| Given exercise |
Retype nothing but the lines from the start of the material up to and including the line with "(mAbr) at (380,275);". Pictures don't belong in the copy.

------------------------------------

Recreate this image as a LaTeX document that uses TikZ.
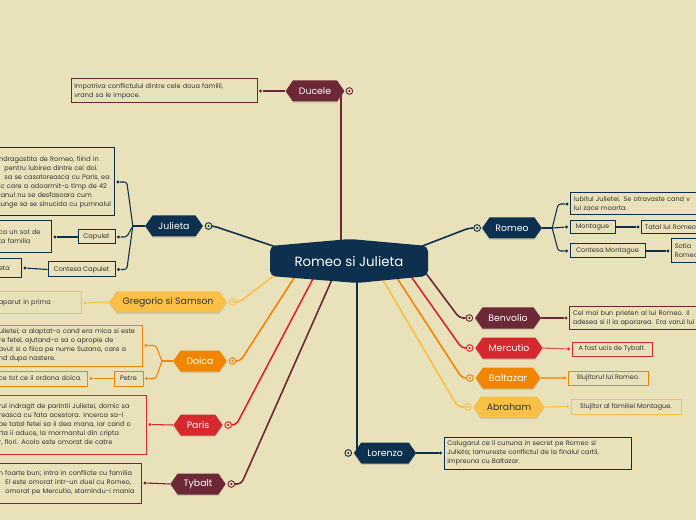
\documentclass[tikz,border=0pt]{standalone}
\usepackage{fontspec}
\setmainfont{Poppins}
\usetikzlibrary{shapes.symbols,shadows,backgrounds,calc}

\definecolor{bgc}{HTML}{E8E1B9}
\definecolor{navy}{HTML}{0C304D}
\definecolor{wine}{HTML}{6D2838}
\definecolor{scarlet}{HTML}{D6282F}
\definecolor{amber}{HTML}{F28500}
\definecolor{honey}{HTML}{F9BF47}
\definecolor{ink}{HTML}{333333}

\newcommand\notefont{\fontsize{4.9}{6.75}\selectfont}
\newcommand\topicfont{\fontsize{7}{8.5}\selectfont}

\tikzset{
  topic/.style={signal, signal to=east and west, signal pointer angle=110, fill=#1, text=white,
    font=\topicfont, minimum height=15.75pt, inner xsep=4.5pt, inner ysep=0pt,
    drop shadow={shadow xshift=0pt, shadow yshift=-1pt, opacity=0.25}},
  note/.style={draw=#1, fill=bgc, line width=0.75pt, text=ink, font=\notefont, align=left,
    inner xsep=2.5pt, inner ysep=2pt},
  tag/.style={draw=#1, fill=bgc, line width=0.75pt, text=ink, font=\notefont, inner sep=1pt},
  ring/.style={circle, draw=#1, fill=bgc, line width=0.7pt, minimum size=5pt, inner sep=0pt,
    path picture={\fill[#1] (path picture bounding box.center) circle (0.9pt);}},
  dot/.style={circle, fill=#1, inner sep=0pt, minimum size=2.6pt},
  stem/.style={draw=#1, line width=1.2pt, rounded corners=3pt},
  twig/.style={draw=#1, line width=0.8pt, rounded corners=2pt},
}

\begin{document}
\begin{tikzpicture}[x=0.75pt, y=-0.75pt]
  \useasboundingbox (0,0) rectangle (696,520);

  % centre
  \fill[navy, rounded corners=4pt] (270,246) -- (350,239) -- (428,246) -- (428,276) -- (357,283) -- (270,276) -- cycle;
  \node[text=white, font=\fontsize{10}{12}\selectfont] (main) at (349,261) {Romeo si Julieta};
  \coordinate (mDuc) at (341,250);
  \coordinate (mLor) at (357,270);
  \coordinate (mJul) at (285,250);
  \coordinate (mRom) at (412,250);
  \coordinate (mGre) at (275,275);
  \coordinate (mDoi) at (296,275);
  \coordinate (mPar) at (315,275);
  \coordinate (mTyb) at (334,275);
  \coordinate (mBen) at (425,272);
  \coordinate (mMer) at (410,275);
  \coordinate (mBal) at (395,275);
  \coordinate (mAbr) at (380,275);

  % topics
  \node[topic=wine] (duc) at (315,91) {Ducele};
  \node[topic=navy] (jul) at (174,226) {Julieta};
  \node[topic=navy] (rom) at (512,228) {Romeo};
  \node[topic=honey, text=ink] (gre) at (168,302) {Gregorio si Samson};
  \node[topic=amber] (doi) at (200,361) {Doica};
  \node[topic=scarlet] (par) at (198,425) {Paris};
  \node[topic=wine] (tyb) at (198,484) {Tybalt};
  \node[topic=wine] (ben) at (508,318) {Benvolio};
  \node[topic=scarlet] (mer) at (509,348) {Mercutio};
  \node[topic=amber] (bal) at (508,378) {Baltazar};
  \node[topic=honey, text=ink] (abr) at (509,407) {Abraham};
  \node[topic=navy] (lor) at (385,453) {Lorenzo};

  % rings
  \node[ring=wine] (ducR) at ([xshift=3.5pt]duc.east) {};
  \node[ring=navy] (julR) at ([xshift=4pt]jul.east) {};
  \node[ring=navy] (romR) at ([xshift=-3.5pt]rom.west) {};
  \node[ring=honey] (greR) at ([xshift=4pt]gre.east) {};
  \node[ring=amber] (doiR) at ([xshift=4pt]doi.east) {};
  \node[ring=scarlet] (parR) at ([xshift=4pt]par.east) {};
  \node[ring=wine] (tybR) at ([xshift=4pt]tyb.east) {};
  \node[ring=wine] (benR) at ([xshift=-4pt]ben.west) {};
  \node[ring=scarlet] (merR) at ([xshift=-4pt]mer.west) {};
  \node[ring=amber] (balR) at ([xshift=-4pt]bal.west) {};
  \node[ring=honey] (abrR) at ([xshift=-4pt]abr.west) {};
  \node[ring=navy] (lorR) at ([xshift=-4pt]lor.west) {};

  % notes, left
  \node[note=wine, text width=134.5pt, minimum height=18pt] (ducN) at (164,91)
    {Impotriva conflictului dintre cele doua familii,\\vrand sa le impace.};
  \node[note=navy, text width=84pt, minimum height=51pt, anchor=east] (julN) at (115,182)
    {ndragostita de Romeo, fiind in\\\hspace*{4pt}pentru iubirea dintre cei doi.\\\hspace*{4pt}sa se casatoreasca cu Paris, ea\\ic care a adoarmit-o timp de 42\\lanul nu se desfasoara cum\\junge sa se sinucida cu pumnalul};
  \node[tag=navy, minimum width=27.75pt, minimum height=10.5pt] (capB) at (96.5,237) {Capulet};
  \node[note=navy, text width=37pt, minimum height=24pt, anchor=east] (capN) at (52,237)
    {ca un sot de\\ta familia};
  \node[tag=navy, minimum width=50.25pt, minimum height=11.25pt] (ccapB) at (81.5,269.5) {Contesa Capulet};
  \node[note=navy, text width=14.5pt, minimum height=14.25pt, anchor=east] (ccapN) at (22,268) {eta};
  \node[note=honey, text width=59.5pt, minimum height=16.5pt, anchor=east] (greN) at (82,303)
    {aparut in prima\\};
  \node[note=amber, text width=105.25pt, minimum height=30.75pt, anchor=east] (doiN) at (143,345.5)
    {ulietei; a alaptat-o cand era mica si este\\re fetei, ajutand-o sa o apropie de\\avut si o fiica pe nume Suzana, care a\\nd dupa nastere.};
  \node[tag=amber, minimum width=21.75pt, minimum height=11.25pt] (petB) at (128.5,378.5) {Petre};
  \node[note=amber, text width=64pt, minimum height=11.25pt, anchor=east] (petN) at (88,378.5)
    {ce tot ce ii ordona doica.};
  \node[note=scarlet, text width=108.25pt, minimum height=44.25pt, anchor=east] (parN) at (147,424.5)
    {rul indragit de parintii Julietei, dornic sa\\reasca cu fata acestora. Incerca sa-l\\pe tatal fetei sa ii dea mana, iar cand o\\rta ii aduce, la mormantul din cripta\\r, flori. Acolo este omorat de catre};
  \node[note=wine, text width=104.5pt, minimum height=30pt, anchor=east] (tybN) at (142,483)
    {n foarte bun; intra in conflicte cu familia\\\hspace*{5pt}El este omorat intr-un duel cu Romeo,\\\hspace*{5pt}omorat pe Mercutio, starnindu-i mania};

  % notes, right
  \node[note=navy, text width=107.5pt, minimum height=16.5pt, anchor=west] (romN) at (570,204)
    {Iubitul Julietei. Se otravaste cand v\\lui zace moarta.};
  \node[tag=navy, minimum width=33.75pt, minimum height=9.75pt] (monB) at (592.5,227) {Montague};
  \node[note=navy, text width=55pt, minimum height=9.75pt, inner ysep=1pt, anchor=west] (monN) at (641,227)
    {Tatal lui Romeo};
  \node[tag=navy, minimum width=56.25pt, minimum height=10.5pt] (cmonB) at (607.5,251) {Contesa Montague};
  \node[note=navy, text width=32.5pt, minimum height=18pt, anchor=west] (cmonN) at (671,251)
    {Sotia\\Romeo};
  \node[note=wine, text width=107.5pt, minimum height=16.5pt, anchor=west] (benN) at (569,318)
    {Cel mai bun prieten al lui Romeo. Il\\adesea si il ia apararea. Era varul lui};
  \node[tag=scarlet, minimum width=60pt, minimum height=10.5pt] (merN) at (612,349) {A fost ucis de Tybalt.};
  \node[tag=amber, minimum width=60pt, minimum height=10.5pt] (balN) at (608,378) {Slujitorul lui Romeo.};
  \node[tag=honey, minimum width=82.5pt, minimum height=11.25pt] (abrN) at (626,406.5) {Slujitor al familiei Montague.};
  \node[note=navy, text width=135.25pt, minimum height=24pt] (lorN) at (537.5,453)
    {Calugarul ce ii cununa in secret pe Romeo si\\Julieta; lamureste conflictul de la finalul cartii,\\impreuna cu Baltazar.};

  % dots
  \node[dot=wine] (ducD) at ([xshift=2.25pt]ducN.east) {};
  \node[dot=navy] (julD) at ([xshift=2.25pt]julN.east) {};
  \node[dot=navy] (capD) at ([xshift=2.25pt]capB.east) {};
  \node[dot=navy] (capND) at ([xshift=2.25pt]capN.east) {};
  \node[dot=navy] (ccapD) at ([xshift=2.25pt]ccapB.east) {};
  \node[dot=navy] (ccapND) at ([xshift=2.25pt]ccapN.east) {};
  \node[dot=honey] (greD) at ([xshift=2.25pt]greN.east) {};
  \node[dot=amber] (doiD) at ([xshift=2.25pt]doiN.east) {};
  \node[dot=amber] (petD) at ([xshift=2.25pt]petB.east) {};
  \node[dot=amber] (petND) at ([xshift=2.25pt]petN.east) {};
  \node[dot=scarlet] (parD) at ([xshift=2.25pt]parN.east) {};
  \node[dot=wine] (tybD) at ([xshift=2.25pt]tybN.east) {};
  \node[dot=navy] (romD) at ([xshift=-2.25pt]romN.west) {};
  \node[dot=navy] (monD) at ([xshift=-2.25pt]monB.west) {};
  \node[dot=navy] (monND) at ([xshift=-2.25pt]monN.west) {};
  \node[dot=navy] (cmonD) at ([xshift=-2.25pt]cmonB.west) {};
  \node[dot=navy] (cmonND) at ([xshift=-2.25pt]cmonN.west) {};
  \node[dot=wine] (benD) at ([xshift=-2.25pt]benN.west) {};
  \node[dot=scarlet] (merD) at ([xshift=-2.25pt]merN.west) {};
  \node[dot=amber] (balD) at ([xshift=-2.25pt]balN.west) {};
  \node[dot=honey] (abrD) at ([xshift=-2.25pt]abrN.west) {};
  \node[dot=navy] (lorD) at ([xshift=-2.25pt]lorN.west) {};

  \coordinate (julB) at ([xshift=-9pt]jul.west);
  \coordinate (romB) at ([xshift=7.5pt]rom.east);
  \coordinate (doiB) at ([xshift=-8.25pt]doi.west);

  \begin{scope}[on background layer]
    \fill[bgc] (0,0) rectangle (696,520);
    % from the centre
    \draw[stem=wine] (duc.center -| mDuc) -- (mDuc);
    \draw[stem=navy] (mLor) -- (mLor |- lor.center);
    \draw[stem=navy] (julR) -- ++(5,0) -- (mJul);
    \draw[stem=navy] (romR) -- ++(-8,0) -- (mRom);
    \draw[stem=honey] (greR) -- ++(7,0) -- (mGre);
    \draw[stem=amber] (doiR) -- ++(8,0) -- (mDoi);
    \draw[stem=scarlet] (parR) -- ++(8,0) -- (mPar);
    \draw[stem=wine] (tybR) -- ++(10,0) -- (mTyb);
    \draw[stem=wine] (benR) -- ++(-10,0) -- (mBen);
    \draw[stem=scarlet] (merR) -- ++(-8,0) -- (mMer);
    \draw[stem=amber] (balR) -- ++(-8,0) -- (mBal);
    \draw[stem=honey] (abrR) -- ++(-10,0) -- (mAbr);
    % to the notes
    \draw[twig=wine] (duc.west) -- (ducD);
    \draw[twig=navy] (jul.west) -- (julB);
    \draw[twig=navy] (julB) -- ($(julB |- julD)+(-6,0)$) -- (julD);
    \draw[twig=navy] (julB) -- ($(julB |- capD)+(-6,0)$) -- (capD);
    \draw[twig=navy] (julB) -- ($(julB |- ccapD)+(-6,0)$) -- (ccapD);
    \draw[twig=navy] (capB.west) -- (capND);
    \draw[twig=navy] (ccapB.west) -- (ccapND);
    \draw[twig=honey] (gre.west) -- (greD);
    \draw[twig=amber] (doi.west) -- (doiB);
    \draw[twig=amber] (doiB) -- ($(doiB |- doiD)+(-6,0)$) -- (doiD);
    \draw[twig=amber] (doiB) -- ($(doiB |- petD)+(-6,0)$) -- (petD);
    \draw[twig=amber] (petB.west) -- (petND);
    \draw[twig=scarlet] (par.west) -- (parD);
    \draw[twig=wine] (tyb.west) -- (tybD);
    \draw[twig=navy] (rom.east) -- (romB);
    \draw[twig=navy] (romB) -- ($(romB |- romD)+(6,0)$) -- (romD);
    \draw[twig=navy] (romB) -- (monD);
    \draw[twig=navy] (romB) -- ($(romB |- cmonD)+(6,0)$) -- (cmonD);
    \draw[twig=navy] (monB.east) -- (monND);
    \draw[twig=navy] (cmonB.east) -- (cmonND);
    \draw[twig=wine] (ben.east) -- (benD);
    \draw[twig=scarlet!80] (mer.east) -- (merD);
    \draw[twig=amber!80] (bal.east) -- (balD);
    \draw[twig=honey] (abr.east) -- (abrD);
    \draw[twig=navy] (lor.east) -- (lorD);
  \end{scope}
\end{tikzpicture}
\end{document}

------------------------------------

| Result below |
Recreate this image as a LaTeX document that uses TikZ.
\documentclass[tikz,border=0pt]{standalone}
\usepackage{fontspec}
\setmainfont{Poppins}
\usetikzlibrary{shapes.symbols,shadows,backgrounds,calc}

\definecolor{bgc}{HTML}{E8E1B9}
\definecolor{navy}{HTML}{0C304D}
\definecolor{wine}{HTML}{6D2838}
\definecolor{scarlet}{HTML}{D6282F}
\definecolor{amber}{HTML}{F28500}
\definecolor{honey}{HTML}{F9BF47}
\definecolor{ink}{HTML}{333333}

\newcommand\notefont{\fontsize{4.9}{6.75}\selectfont}
\newcommand\topicfont{\fontsize{7}{8.5}\selectfont}

\tikzset{
  topic/.style={signal, signal to=east and west, signal pointer angle=110, fill=#1, text=white,
    font=\topicfont, minimum height=15.75pt, inner xsep=4.5pt, inner ysep=0pt,
    drop shadow={shadow xshift=0pt, shadow yshift=-1pt, opacity=0.25}},
  note/.style={draw=#1, fill=bgc, line width=0.75pt, text=ink, font=\notefont, align=left,
    inner xsep=2.5pt, inner ysep=2pt},
  tag/.style={draw=#1, fill=bgc, line width=0.75pt, text=ink, font=\notefont, inner sep=1pt},
  ring/.style={circle, draw=#1, fill=bgc, line width=0.7pt, minimum size=5pt, inner sep=0pt,
    path picture={\fill[#1] (path picture bounding box.center) circle (0.9pt);}},
  dot/.style={circle, fill=#1, inner sep=0pt, minimum size=2.6pt},
  stem/.style={draw=#1, line width=1.2pt, rounded corners=3pt},
  twig/.style={draw=#1, line width=0.8pt, rounded corners=2pt},
}

\begin{document}
\begin{tikzpicture}[x=0.75pt, y=-0.75pt]
  \useasboundingbox (0,0) rectangle (696,520);

  % centre
  \fill[navy, rounded corners=4pt] (270,246) -- (350,239) -- (428,246) -- (428,276) -- (357,283) -- (270,276) -- cycle;
  \node[text=white, font=\fontsize{10}{12}\selectfont] (main) at (349,261) {Romeo si Julieta};
  \coordinate (mDuc) at (341,250);
  \coordinate (mLor) at (357,270);
  \coordinate (mJul) at (285,250);
  \coordinate (mRom) at (412,250);
  \coordinate (mGre) at (275,275);
  \coordinate (mDoi) at (296,275);
  \coordinate (mPar) at (315,275);
  \coordinate (mTyb) at (334,275);
  \coordinate (mBen) at (425,272);
  \coordinate (mMer) at (410,275);
  \coordinate (mBal) at (395,275);
  \coordinate (mAbr) at (380,275);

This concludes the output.